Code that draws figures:
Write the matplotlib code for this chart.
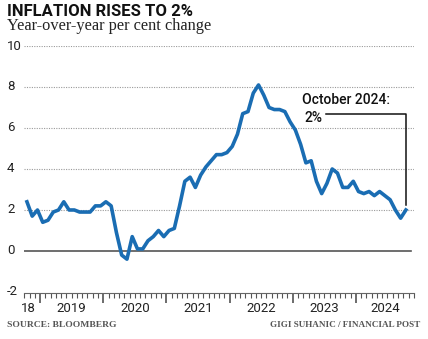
import pandas as pd
import matplotlib
matplotlib.use('Agg')
import matplotlib.pyplot as plt
from matplotlib.transforms import blended_transform_factory

# --- data: Canada CPI, year-over-year % change, Oct 2018 .. Oct 2024 ---
months = pd.period_range('2018-10', '2024-10', freq='M')
cpi = [2.4, 1.7, 2.0,
       1.4, 1.5, 1.9, 2.0, 2.4, 2.0, 2.0, 1.9, 1.9, 1.9, 2.2, 2.2,
       2.4, 2.2, 0.9, -0.2, -0.4, 0.7, 0.1, 0.1, 0.5, 0.7, 1.0, 0.7,
       1.0, 1.1, 2.2, 3.4, 3.6, 3.1, 3.7, 4.1, 4.4, 4.7, 4.7, 4.8,
       5.1, 5.7, 6.7, 6.8, 7.7, 8.1, 7.6, 7.0, 6.9, 6.9, 6.8, 6.3,
       5.9, 5.2, 4.3, 4.4, 3.4, 2.8, 3.3, 4.0, 3.8, 3.1, 3.1, 3.4,
       2.9, 2.8, 2.9, 2.7, 2.9, 2.7, 2.5, 2.0, 1.6, 2.0]
year_labels = ['18', '2019', '2020', '2021', '2022', '2023', '2024']
year_label_pos = [2018.82, 2019.5, 2020.5, 2021.5, 2022.5, 2023.5, 2024.47]
y_ticks = [-2, 0, 2, 4, 6, 8, 10]

# month midpoints as fractional years
x = [p.year + (p.month - 0.5) / 12 for p in months]

BLUE = '#1a6db3'
SANS = ['Liberation Sans Narrow', 'Roboto', 'DejaVu Sans']
SERIF = ['Liberation Serif', 'DejaVu Serif']
ROBOTO = ['Roboto', 'DejaVu Sans']

fig = plt.figure(figsize=(4.28, 3.39), dpi=100)
fig.patch.set_facecolor('white')
ax = fig.add_axes([24/428, 1 - 293/339, 390/428, (293 - 46)/339])

ax.set_xlim(2018.745, 2024.92)
ax.set_ylim(-2.05, 10)

# grid + zero line
for v in [2, 4, 6, 8, 10]:
    ax.axhline(v, color='#9a9a9a', lw=0.8, ls=(0, (1, 1.2)), zorder=1)
ax.plot([2018.745, 2024.87], [0, 0], color='#555555', lw=1.2, zorder=2)

ax.plot(x, cpi, color=BLUE, lw=2.6, solid_joinstyle='round', zorder=3)

# annotation
ax.plot([2023.53, x[-1], x[-1]], [6.7, 6.7, 2.25], color='#111111', lw=1.1, zorder=4)
ax.text(2023.15, 7.37, 'October 2024:', fontsize=10, family=ROBOTO, fontweight='medium',
        color='#111111', va='center', ha='left')
ax.text(2023.19, 6.47, '2%', fontsize=10, family=ROBOTO, fontweight='medium',
        color='#111111', va='center', ha='left')

# axis styling
for s in ['top', 'right', 'left']:
    ax.spines[s].set_visible(False)
ax.spines['bottom'].set_color('#666666')
ax.spines['bottom'].set_linewidth(0.8)
ax.set_yticks([])
ax.set_xticks([2019, 2020, 2021, 2022, 2023, 2024])
ax.set_xticks([m.year + (m.month - 1) / 12 for m in pd.period_range('2018-10', '2024-12', freq='M')],
              minor=True)
ax.tick_params(axis='x', which='major', length=7, width=1.1, color='#444444', labelbottom=False)
ax.tick_params(axis='x', which='minor', length=3.5, width=0.8, color='#555555')

tr = blended_transform_factory(fig.transFigure, ax.transData)
for v in y_ticks:
    ax.text(7/428, v, str(v), transform=tr, fontsize=9.5, family=ROBOTO,
            color='#222222', va='center', ha='left')

trx = blended_transform_factory(ax.transData, fig.transFigure)
for lab, pos in zip(year_labels, year_label_pos):
    ax.text(pos, 1 - 308/339, lab, transform=trx, fontsize=9.5, family=ROBOTO,
            color='#222222', va='center', ha='center')

# titles and credits
fig.text(7/428, 1 - 11/339, 'INFLATION RISES TO 2%', fontsize=12, fontweight='bold',
         family=SANS, color='#111111', va='center', ha='left')
fig.text(7/428, 1 - 26/339, 'Year-over-year per cent change', fontsize=11.8,
         family=SERIF, color='#222222', va='center', ha='left')
fig.text(7/428, 1 - 325/339, 'SOURCE: BLOOMBERG', fontsize=6.8, fontweight='bold',
         family=SERIF, color='#555555', va='center', ha='left')
fig.text(420/428, 1 - 325/339, 'GIGI SUHANIC / FINANCIAL POST', fontsize=6.6, fontweight='bold',
         family=SERIF, color='#555555', va='center', ha='right')

plt.savefig('out.png', dpi=100, facecolor='white')
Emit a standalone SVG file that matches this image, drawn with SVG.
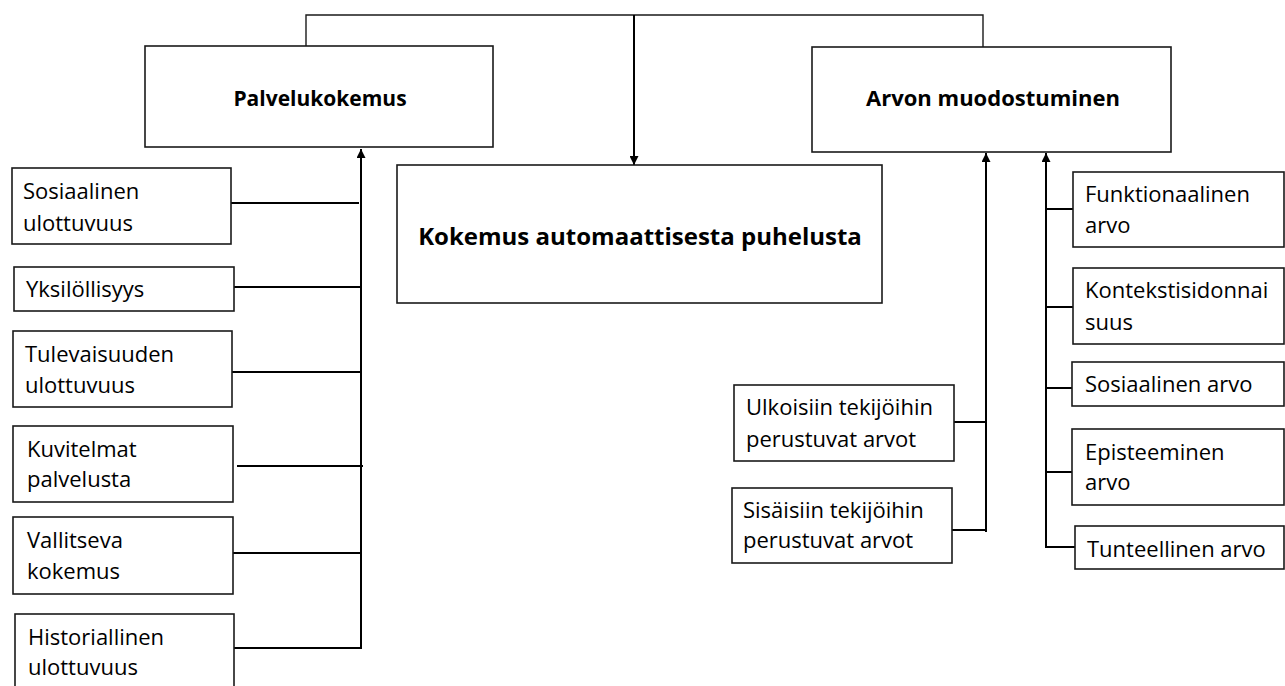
<svg xmlns="http://www.w3.org/2000/svg" width="1285" height="686" viewBox="0 0 1285 686">
<defs>
<style>
.box{fill:#fff;stroke:#1a1a1a;stroke-width:1.6}
.t{font-family:"Open Sans","Noto Sans","Liberation Sans",sans-serif;font-size:22px;fill:#000}
.b{font-family:"Open Sans","Noto Sans","Liberation Sans",sans-serif;font-weight:bold;fill:#000;text-anchor:middle}
.c{fill:none;stroke:#000;stroke-width:2}
.thin{fill:none;stroke:#1a1a1a;stroke-width:1.4}
</style>
<marker id="ah" viewBox="0 0 10 10" refX="10" refY="5" markerWidth="10" markerHeight="9" markerUnits="userSpaceOnUse" orient="auto">
<path d="M0,0 L10,5 L0,10 Z" fill="#000"/>
</marker>
</defs>
<rect width="1285" height="686" fill="#fff"/>

<g id="connectors">
<polyline class="thin" points="306,47 306,15 983,15 983,47"/>
<line class="c" x1="634" y1="15" x2="634" y2="165" marker-end="url(#ah)"/>
<line class="c" x1="361" y1="648" x2="361" y2="149" marker-end="url(#ah)"/>
<line class="c" x1="231" y1="203" x2="359" y2="203"/>
<line class="c" x1="234" y1="287" x2="361" y2="287"/>
<line class="c" x1="232" y1="372" x2="361" y2="372"/>
<line class="c" x1="237" y1="466" x2="363" y2="466"/>
<line class="c" x1="233" y1="553" x2="361" y2="553"/>
<line class="c" x1="234" y1="648" x2="362" y2="648"/>
<line class="c" x1="986" y1="532" x2="986" y2="153" marker-end="url(#ah)"/>
<line class="c" x1="954" y1="422" x2="986" y2="422"/>
<line class="c" x1="952" y1="530" x2="986" y2="530"/>
<polyline class="c" points="1075,547 1046,547 1046,153" marker-end="url(#ah)"/>
<line class="c" x1="1046" y1="209" x2="1073" y2="209"/>
<line class="c" x1="1046" y1="307" x2="1073" y2="307"/>
<line class="c" x1="1046" y1="388" x2="1073" y2="388"/>
<line class="c" x1="1046" y1="472" x2="1073" y2="472"/>
</g>

<g id="palvelukokemus">
<rect class="box" x="145" y="46" width="348" height="101"/>
<text class="b" x="320" y="106" font-size="21">Palvelukokemus</text>
</g>
<g id="arvon-muodostuminen">
<rect class="box" x="812" y="47" width="359" height="105"/>
<text class="b" x="993" y="106" font-size="22">Arvon muodostuminen</text>
</g>
<g id="kokemus">
<rect class="box" x="397" y="165" width="485" height="138"/>
<text class="b" x="640" y="245" font-size="24">Kokemus automaattisesta puhelusta</text>
</g>

<g id="sosiaalinen-ulottuvuus">
<rect class="box" x="12" y="168" width="219" height="76"/>
<text class="t" x="23" y="199">Sosiaalinen</text>
<text class="t" x="23" y="231">ulottuvuus</text>
</g>
<g id="yksilollisyys">
<rect class="box" x="14" y="267" width="220" height="44"/>
<text class="t" x="26" y="297">Yksilöllisyys</text>
</g>
<g id="tulevaisuuden-ulottuvuus">
<rect class="box" x="13" y="331" width="219" height="76"/>
<text class="t" x="25" y="362">Tulevaisuuden</text>
<text class="t" x="25" y="393">ulottuvuus</text>
</g>
<g id="kuvitelmat-palvelusta">
<rect class="box" x="13" y="426" width="220" height="76"/>
<text class="t" x="27" y="457">Kuvitelmat</text>
<text class="t" x="27" y="487">palvelusta</text>
</g>
<g id="vallitseva-kokemus">
<rect class="box" x="13" y="517" width="220" height="77"/>
<text class="t" x="27" y="548">Vallitseva</text>
<text class="t" x="27" y="579">kokemus</text>
</g>
<g id="historiallinen-ulottuvuus">
<rect class="box" x="15" y="614" width="219" height="80"/>
<text class="t" x="28" y="645">Historiallinen</text>
<text class="t" x="28" y="675">ulottuvuus</text>
</g>

<g id="ulkoisiin">
<rect class="box" x="734" y="385" width="220" height="76"/>
<text class="t" x="746" y="415">Ulkoisiin tekijöihin</text>
<text class="t" x="746" y="447">perustuvat arvot</text>
</g>
<g id="sisaisiin">
<rect class="box" x="732" y="488" width="220" height="75"/>
<text class="t" x="743" y="518">Sisäisiin tekijöihin</text>
<text class="t" x="743" y="548">perustuvat arvot</text>
</g>

<g id="funktionaalinen-arvo">
<rect class="box" x="1073" y="172" width="211" height="75"/>
<text class="t" x="1085" y="202">Funktionaalinen</text>
<text class="t" x="1085" y="233">arvo</text>
</g>
<g id="kontekstisidonnaisuus">
<rect class="box" x="1073" y="268" width="211" height="76"/>
<text class="t" x="1085" y="298">Kontekstisidonnai</text>
<text class="t" x="1085" y="330">suus</text>
</g>
<g id="sosiaalinen-arvo">
<rect class="box" x="1072" y="362" width="212" height="44"/>
<text class="t" x="1085" y="392">Sosiaalinen arvo</text>
</g>
<g id="episteeminen-arvo">
<rect class="box" x="1072" y="429" width="212" height="76"/>
<text class="t" x="1085" y="460">Episteeminen</text>
<text class="t" x="1085" y="490">arvo</text>
</g>
<g id="tunteellinen-arvo">
<rect class="box" x="1075" y="526" width="209" height="43"/>
<text class="t" x="1087" y="557">Tunteellinen arvo</text>
</g>
</svg>
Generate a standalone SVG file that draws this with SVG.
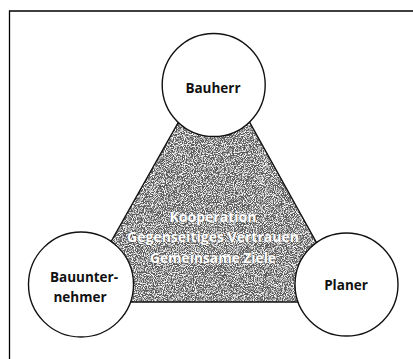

» WORK INSTRUCTIONS
Begin at the top of the records above and retype each line exactly until the line containing "from matplotlib.transforms import", which is included. Skip all pictures.

» RESULT FOR THIS EXERCISE
Write the matplotlib code for this chart.
import pandas as pd
import matplotlib
matplotlib.use('Agg')
import matplotlib.pyplot as plt
from matplotlib.transforms import blended_transform_factory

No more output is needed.